City of Fulton announces first public engagement session for Downtown Revitalization Initiative

FULTON - The City of Fulton announced that the first Downtown Revitalization Initiative (DRI) public input session will take place from 6-8 p.m. on Thursday, Nov. 7 at City Hall community room. Governor Cuomo announced the $10 million DRI award for the city in August in front of more than 200 city residents who welcomed the news. In addition to the funding award, the DRI takes a comprehensive planning approach to transforming Fulton’s downtown. Part of that planning process includes three public input sessions.

Only one community in each of the state’s 10 Regional Economic Development areas will receive the DRI award.
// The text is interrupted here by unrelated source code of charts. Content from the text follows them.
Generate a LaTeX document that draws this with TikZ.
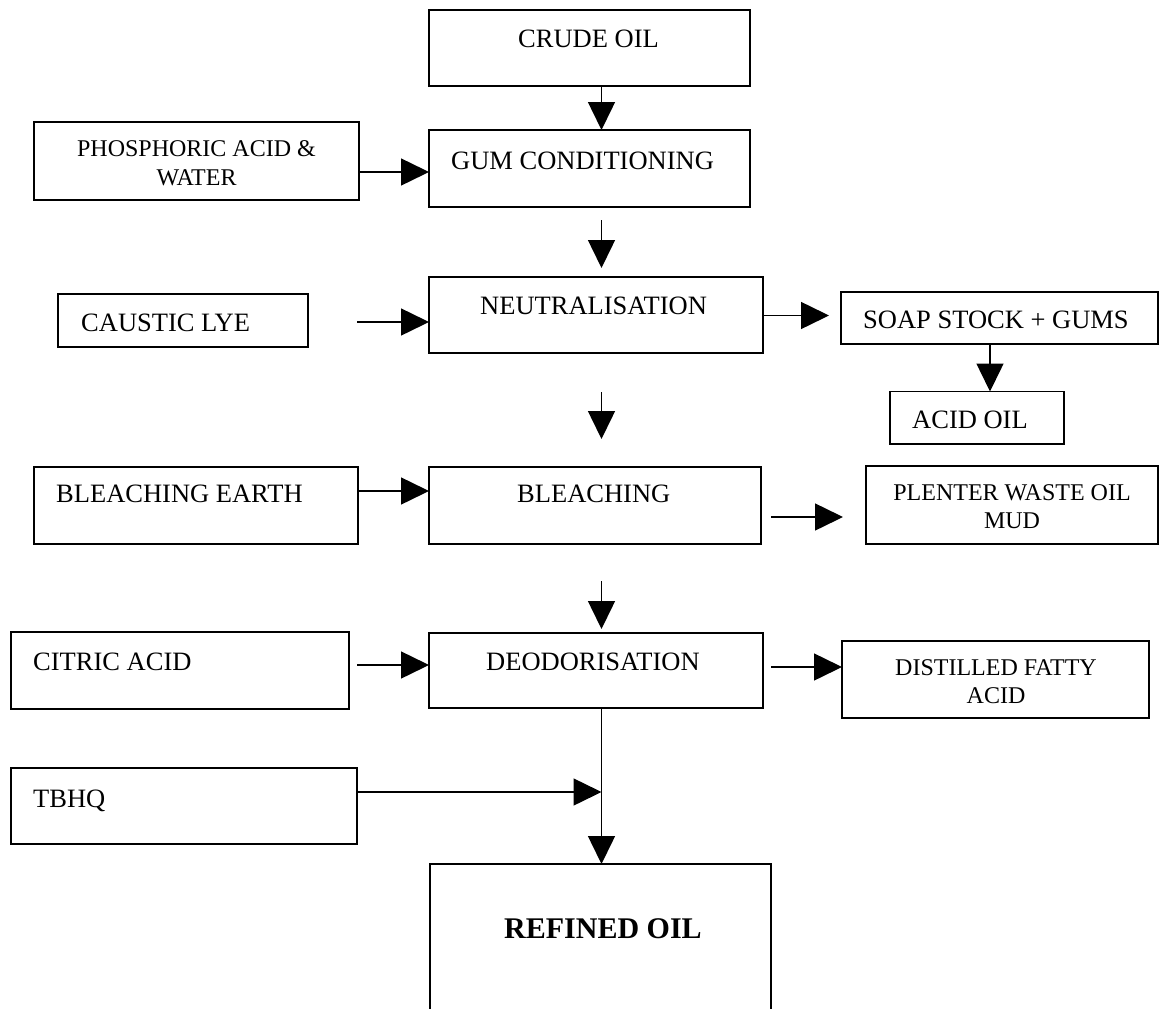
\documentclass[tikz,border=0pt]{standalone}
\usepackage{fontspec}
\setmainfont{Liberation Serif}
\usetikzlibrary{arrows.meta}
\tikzset{
  box/.style={draw, line width=1.2pt, rectangle, anchor=north west, inner sep=0pt, outer sep=0pt},
  lbl/.style={inner sep=0pt, anchor=base west, font=\fontsize{26.5}{30}\selectfont},
  lbltwo/.style={inner sep=0pt, anchor=base, font=\fontsize{24}{29}\selectfont},
  lblbold/.style={inner sep=0pt, anchor=base, font=\fontsize{30}{34}\selectfont\bfseries},
  arr/.style={line width=1.5pt, -{Triangle[length=28pt,width=27pt]}},
}
\begin{document}
\begin{tikzpicture}[x=1pt,y=-1pt]
\useasboundingbox (0,0) rectangle (1162,1009);
\clip (0,0) rectangle (1162,1009);
\fill[white] (0,0) rectangle (1162,1009);

% boxes
\node[box, minimum width=321pt, minimum height=76pt] (crude) at (429,10) {};
\node[box, minimum width=321pt, minimum height=77pt] (gum) at (429,130) {};
\node[box, minimum width=325pt, minimum height=78pt] (phos) at (34,122) {};
\node[box, minimum width=334pt, minimum height=76pt] (neut) at (429,277) {};
\node[box, minimum width=250pt, minimum height=53pt] (caustic) at (58,294) {};
\node[box, minimum width=317pt, minimum height=52pt] (soap) at (841,292) {};
\node[box, minimum width=174pt, minimum height=52.5pt] (acid) at (890,391.5) {};
\node[box, minimum width=324pt, minimum height=77pt] (bearth) at (34,467) {};
\node[box, minimum width=332pt, minimum height=77pt] (bleach) at (429,467) {};
\node[box, minimum width=292pt, minimum height=78pt] (plenter) at (866,466) {};
\node[box, minimum width=338pt, minimum height=77pt] (citric) at (11,632) {};
\node[box, minimum width=334pt, minimum height=75pt] (deodor) at (429,633) {};
\node[box, minimum width=307pt, minimum height=77pt] (distilled) at (842,641) {};
\node[box, minimum width=346pt, minimum height=76pt] (tbhq) at (11,768) {};
\node[box, minimum width=341pt, minimum height=170pt] (refined) at (430,864) {};

% texts
\node[lbl] (tcrude) at (518,47) {CRUDE OIL};
\node[lbl] (tgum) at (451,169) {GUM CONDITIONING};
\node[lbltwo] (tphos1) at (196.5,156) {PHOSPHORIC ACID \&};
\node[lbltwo] (tphos2) at (196.5,185) {WATER};
\node[lbl] (tneut) at (480,314) {NEUTRALISATION};
\node[lbl] (tcaustic) at (81,331) {CAUSTIC LYE};
\node[lbl] (tsoap) at (863,328) {SOAP STOCK + GUMS};
\node[lbl] (tacid) at (912,428) {ACID OIL};
\node[lbl] (tbearth) at (56,502) {BLEACHING EARTH};
\node[lbl] (tbleach) at (517,502) {BLEACHING};
\node[lbltwo] (tplenter1) at (1012,500.5) {PLENTER WASTE OIL};
\node[lbltwo] (tplenter2) at (1012,528) {MUD};
\node[lbl] (tcitric) at (33,670) {CITRIC ACID};
\node[lbl] (tdeodor) at (486,670) {DEODORISATION};
\node[lbltwo] (tdist1) at (996,675) {DISTILLED FATTY};
\node[lbltwo] (tdist2) at (996,703) {ACID};
\node[lbl] (ttbhq) at (33,807) {TBHQ};
\node[lblbold] (trefined) at (603,938) {REFINED OIL};

% free arrow ends
\coordinate (axis) at (601.5,0);
\coordinate (gumS) at (601.5,220);
\coordinate (neutT) at (601.5,268);
\coordinate (cauS) at (357,322);
\coordinate (soapT) at (829,315.5);
\coordinate (acidX) at (990,0);
\coordinate (bleS) at (601.5,392);
\coordinate (bleT) at (601.5,439);
\coordinate (plS) at (771,517);
\coordinate (plT) at (843,517);
\coordinate (deoS) at (601.5,581);
\coordinate (deoT) at (601.5,629);
\coordinate (citS) at (357,665);
\coordinate (disS) at (771,667);

% connectors
\draw[arr] (crude.south -| axis) -- (gum.north -| axis);
\draw[arr] (phos.east |- 0,172) -- (gum.west |- 0,172);
\draw[arr] (gumS) -- (neutT);
\draw[arr] (cauS) -- (neut.west |- cauS);
\draw[arr] (neut.east |- soapT) -- (soapT);
\draw[arr] (soap.south -| acidX) -- (acid.north -| acidX);
\draw[arr] (bleS) -- (bleT);
\draw[arr] (bearth.east |- 0,491) -- (bleach.west |- 0,491);
\draw[arr] (plS) -- (plT);
\draw[arr] (deoS) -- (deoT);
\draw[arr] (citS) -- (deodor.west |- citS);
\draw[arr] (disS) -- (distilled.west |- disS);
\draw[arr] (tbhq.east |- 0,792) -- (axis |- 0,792);
\draw[arr] (deodor.south -| axis) -- (refined.north -| axis);
\end{tikzpicture}
\end{document}
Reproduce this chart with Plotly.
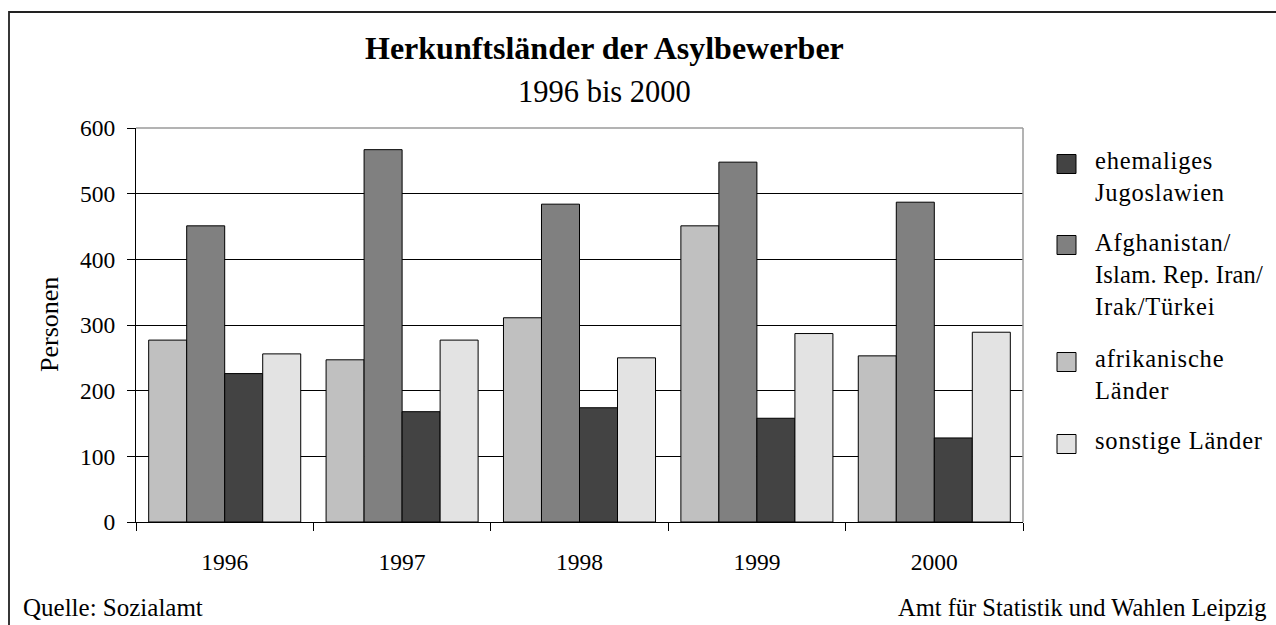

Fulton was this year’s Central New York Regional Economic Development Council’s (CNYREDC) pick based on the city’s past investment, future potential, recent or impending job growth, support for local vision and readiness.

In each DRI community, a Local Planning Committee (LPC) comprised of local and regional leaders and other stakeholders will oversee the development of a strategic investment plan. Part of the LPC’s role is to gather public input on the overall plan and ensure that projects recommended for funding will have the greatest economic impact and improve the quality of life for the city.
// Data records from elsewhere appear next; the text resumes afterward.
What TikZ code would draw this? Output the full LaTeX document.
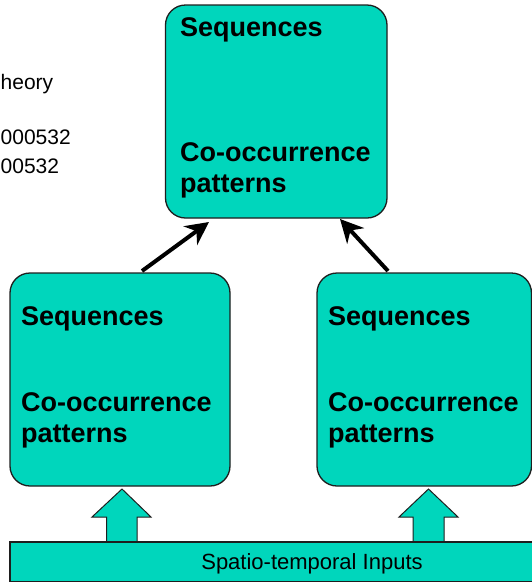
\documentclass[tikz,border=0pt]{standalone}
\usepackage{fontspec}
\setmainfont{Liberation Sans}
\usetikzlibrary{arrows.meta,calc}
\definecolor{tealfill}{RGB}{0,214,188}
\definecolor{edgecol}{RGB}{30,30,30}
\begin{document}
\begin{tikzpicture}[x=1pt,y=-1pt,
 box/.style={draw=edgecol,fill=tealfill,line width=1.3pt,rounded corners=20pt,inner sep=0pt,outer sep=0pt,anchor=north west},
 lbl/.style={anchor=base west,inner sep=0pt,font=\bfseries\fontsize{27}{31}\selectfont},
 side/.style={anchor=base west,inner sep=0pt,font=\fontsize{21}{25}\selectfont},
 link/.style={line width=4pt,-{Stealth[length=23pt,width=23pt]}},
 blockarrow/.style={draw=edgecol,fill=tealfill,line width=1pt,line join=miter}]
\useasboundingbox (0,0) rectangle (532,582);

% side text
\node[side] (s1) at (0.5,89) {heory};
\node[side] (s2) at (0.5,144) {000532};
\node[side] (s3) at (0.5,173) {00532};

% boxes
\node[box,minimum width=221.5pt,minimum height=213pt] (T) at (165.5,5) {};
\node[box,minimum width=220pt,minimum height=213pt] (L) at (10,273) {};
\node[box,minimum width=214.5pt,minimum height=213pt] (R) at (317,273) {};

% labels
\node[lbl] (t1) at (180,36) {Sequences};
\node[lbl] (t2) at (180,161) {Co-occurrence};
\node[lbl] (t3) at (180,192) {patterns};
\node[lbl] (l1) at (21,325) {Sequences};
\node[lbl] (l2) at (21,411) {Co-occurrence};
\node[lbl] (l3) at (21,442) {patterns};
\node[lbl] (r1) at (328,325) {Sequences};
\node[lbl] (r2) at (328,411) {Co-occurrence};
\node[lbl] (r3) at (328,442) {patterns};

% black arrows
\coordinate (a1) at ($(L.north west)+(132,-2)$);
\coordinate (a2) at ($(T.south west)+(43.5,4)$);
\coordinate (b1) at ($(R.north west)+(71,-2)$);
\coordinate (b2) at ($(T.south west)+(174.5,1)$);
\draw[link] (a1) -- (a2);
\draw[link] (b1) -- (b2);

% block arrows
\draw[blockarrow] (106.5,545) -- (106.5,517) -- (92,517) -- (122,489) -- (151,517) -- (137,517) -- (137,545) -- cycle;
\draw[blockarrow] (413,545) -- (413,517) -- (399,517) -- (428.5,489) -- (458,517) -- (444,517) -- (444,545) -- cycle;

% input bar
\node[box,rounded corners=0pt,minimum width=540pt,minimum height=39.5pt] (B) at (10,542) {};
\node[anchor=base,inner sep=0pt,font=\fontsize{22}{26}\selectfont] (bt) at (312,569) {Spatio-temporal Inputs};
\end{tikzpicture}
\end{document}
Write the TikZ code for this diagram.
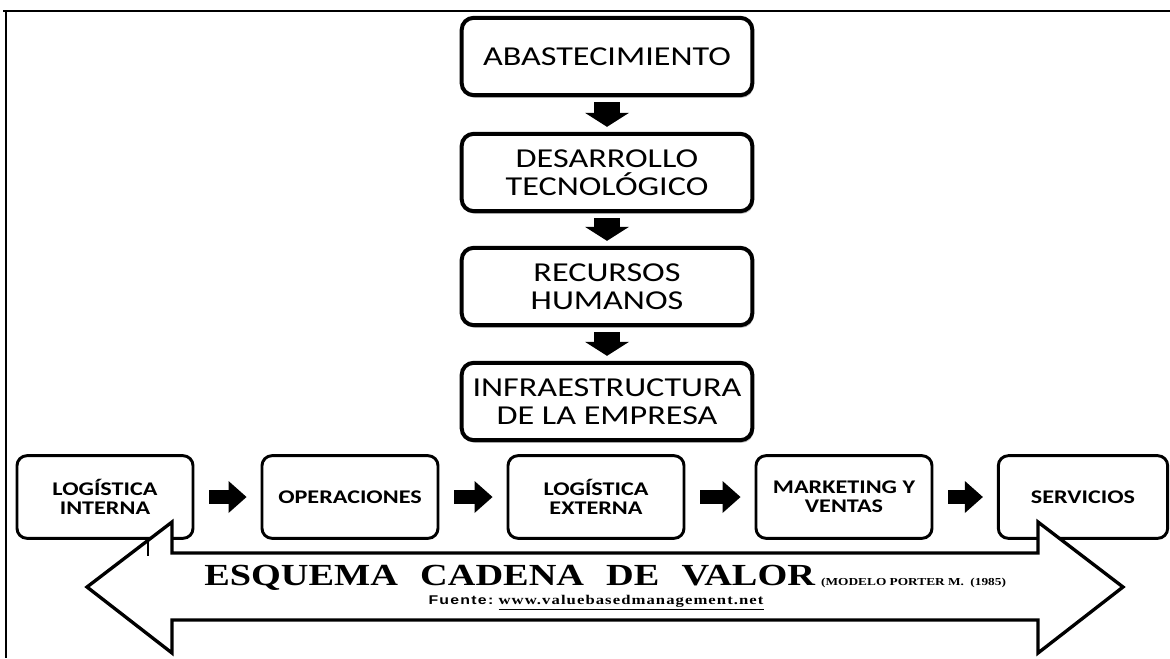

“Public input is critical in this process,” said L. Michael Treadwell who was appointed to serve as the city’s co-chair of the DRI as a member of the Central New York Regional Economic Development Council. “We want the DRI to have as much impact as it can and we need the public to give us their thoughts, input and concerns as the LPC formulates the final plan with the state.”
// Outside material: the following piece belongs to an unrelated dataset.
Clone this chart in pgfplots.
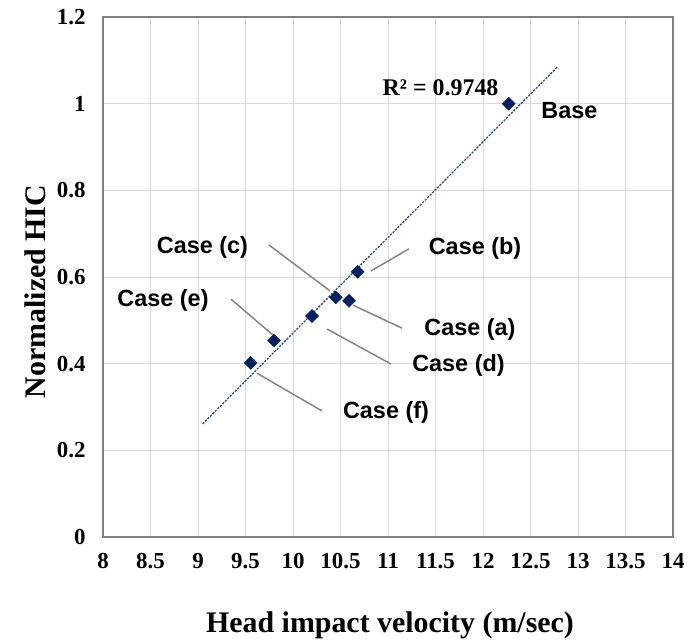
\documentclass[border=0pt]{standalone}
\usepackage{fontspec}
\setmainfont{Liberation Serif}
\newfontfamily\arialfont{Liberation Sans}
\usepackage{pgfplots}
\pgfplotsset{compat=1.18}

\definecolor{navy}{HTML}{002060}
\definecolor{trendblue}{HTML}{2E4C8E}
\definecolor{gridgray}{HTML}{D9D9D9}
\definecolor{framegray}{HTML}{7F7F7F}
\definecolor{leadergray}{HTML}{858585}

\begin{document}
\begin{tikzpicture}
\begin{axis}[
  at={(0,0)}, anchor=south west,
  scale only axis, width=570bp, height=520bp,
  xmin=8, xmax=14, ymin=0, ymax=1.2,
  xtick={8,8.5,9,9.5,10,10.5,11,11.5,12,12.5,13,13.5,14},
  ytick={0,0.2,0.4,0.6,0.8,1,1.2},
  grid=major,
  major grid style={gridgray, line width=1bp},
  axis line style={framegray, line width=1.5bp},
  major tick length=0pt,
  tick label style={font=\fontsize{23}{23}\selectfont\bfseries},
  /pgf/number format/assume math mode=true,
  yticklabel style={xshift=-14bp},
  xticklabel style={yshift=-13bp},
  xlabel={Head impact velocity (m/sec)},
  ylabel={Normalized HIC},
  label style={font=\fontsize{30}{30}\selectfont\bfseries},
  xlabel style={at={(axis description cs:0.5035,-0.169)}, anchor=center},
  ylabel style={at={(axis description cs:-0.119,0.472)}, anchor=center},
  clip=false,
]
% leader lines from labels to points
\addplot[leadergray, line width=1.5bp, no markers, forget plot] coordinates {(11.221,0.665) (10.821,0.614)};
\addplot[leadergray, line width=1.5bp, no markers, forget plot] coordinates {(9.747,0.674) (10.389,0.568)};
\addplot[leadergray, line width=1.5bp, no markers, forget plot] coordinates {(9.347,0.549) (9.789,0.466)};
\addplot[leadergray, line width=1.5bp, no markers, forget plot] coordinates {(9.621,0.378) (10.305,0.291)};
\addplot[leadergray, line width=1.5bp, no markers, forget plot] coordinates {(10.358,0.480) (11.032,0.399)};
\addplot[leadergray, line width=1.5bp, no markers, forget plot] coordinates {(10.632,0.535) (11.147,0.482)};

% linear trend line
\addplot[trendblue, line width=1.3bp, dash pattern=on 2.2bp off 1.3bp, no markers] coordinates {(9.05,0.261) (12.78,1.084)};

% simulation cases
\addplot[only marks, mark=square*, mark size=4.6bp, mark options={rotate=45, fill=navy, draw=navy}] coordinates {
  (12.27,1.000)
  (10.68,0.612)
  (10.59,0.545)
  (10.45,0.553)
  (10.20,0.510)
  (9.80,0.453)
  (9.555,0.402)
};

\node[font=\fontsize{24}{24}\selectfont\bfseries] at (axis cs:11.553,1.036) {R² = 0.9748};
\begin{scope}[every node/.style={font=\arialfont\fontsize{23.5}{23.5}\selectfont\bfseries}]
\node at (axis cs:12.91,0.985) {Base};
\node at (axis cs:11.916,0.665) {Case (b)};
\node at (axis cs:9.047,0.669) {Case (c)};
\node at (axis cs:8.632,0.547) {Case (e)};
\node at (axis cs:11.863,0.480) {Case (a)};
\node at (axis cs:11.742,0.397) {Case (d)};
\node at (axis cs:10.979,0.2885) {Case (f)};
\end{scope}
\end{axis}
\pgfresetboundingbox
\path ([xshift=-103bp,yshift=-106bp]current axis.south west) rectangle ([xshift=16bp,yshift=17bp]current axis.north east);
\end{tikzpicture}
\end{document}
Treadwell, who also serves as Executive Director of the Operation Oswego County Inc., said the projects put forth in the initial application are part of the mix but that the city is seeking more projects so that the public, the LPC and the state can ultimately select the most viable projects to receive the funding awards.

The LPC will meet monthly until March with consultants and state planners to both review projects and create priorities in addition to taking part in the three public engagement events. All meetings are open to the public. The first LPC meeting was held on Oct. 10.